→ Set exercise
Quote from the first line below through the line that contains "import * as", both included, and leave the pictures out.

============================================================

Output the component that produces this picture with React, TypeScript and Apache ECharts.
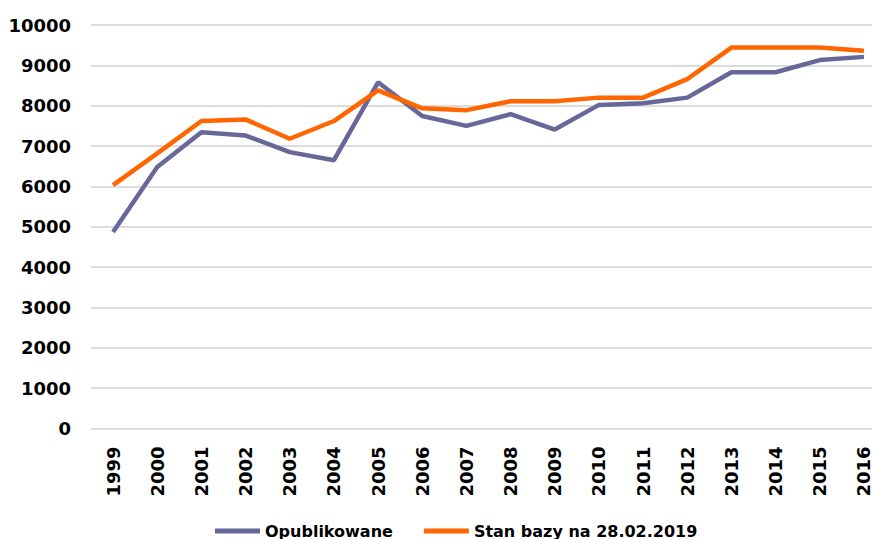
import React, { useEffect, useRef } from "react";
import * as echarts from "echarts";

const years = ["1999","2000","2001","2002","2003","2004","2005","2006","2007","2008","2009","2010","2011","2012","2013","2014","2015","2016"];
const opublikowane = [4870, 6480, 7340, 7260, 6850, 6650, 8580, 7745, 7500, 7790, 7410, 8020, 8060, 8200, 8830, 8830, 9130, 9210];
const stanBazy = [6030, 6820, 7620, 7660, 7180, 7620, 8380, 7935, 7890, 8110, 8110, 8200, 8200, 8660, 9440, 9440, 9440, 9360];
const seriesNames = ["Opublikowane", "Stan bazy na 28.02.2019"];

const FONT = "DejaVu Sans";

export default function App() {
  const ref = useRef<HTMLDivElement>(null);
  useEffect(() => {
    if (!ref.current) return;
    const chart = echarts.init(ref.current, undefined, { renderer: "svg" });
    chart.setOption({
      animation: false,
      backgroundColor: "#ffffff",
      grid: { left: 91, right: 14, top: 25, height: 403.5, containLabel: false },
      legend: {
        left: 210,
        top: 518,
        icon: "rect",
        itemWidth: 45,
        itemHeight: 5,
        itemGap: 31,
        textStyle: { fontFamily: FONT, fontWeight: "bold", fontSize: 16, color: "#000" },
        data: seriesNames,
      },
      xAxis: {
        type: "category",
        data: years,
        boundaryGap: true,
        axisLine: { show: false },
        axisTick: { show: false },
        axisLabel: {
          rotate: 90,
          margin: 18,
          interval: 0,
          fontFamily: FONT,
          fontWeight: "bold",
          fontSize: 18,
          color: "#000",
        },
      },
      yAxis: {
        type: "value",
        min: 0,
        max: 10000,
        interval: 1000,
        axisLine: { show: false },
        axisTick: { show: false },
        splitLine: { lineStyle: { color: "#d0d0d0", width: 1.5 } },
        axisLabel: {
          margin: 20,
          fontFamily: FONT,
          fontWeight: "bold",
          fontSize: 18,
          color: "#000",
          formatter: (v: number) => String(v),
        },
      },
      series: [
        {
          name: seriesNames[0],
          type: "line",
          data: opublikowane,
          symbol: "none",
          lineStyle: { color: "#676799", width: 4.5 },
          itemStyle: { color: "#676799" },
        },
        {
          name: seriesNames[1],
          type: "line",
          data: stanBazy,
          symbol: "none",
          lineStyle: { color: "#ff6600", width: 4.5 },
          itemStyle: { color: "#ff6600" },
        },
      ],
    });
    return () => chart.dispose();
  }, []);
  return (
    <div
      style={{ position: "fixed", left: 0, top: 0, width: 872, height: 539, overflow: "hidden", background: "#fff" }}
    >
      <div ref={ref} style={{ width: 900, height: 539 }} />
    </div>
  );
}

============================================================

→ The reply
Output the component that produces this picture with React, TypeScript and Apache ECharts.
import React, { useEffect, useRef } from "react";
import * as echarts from "echarts";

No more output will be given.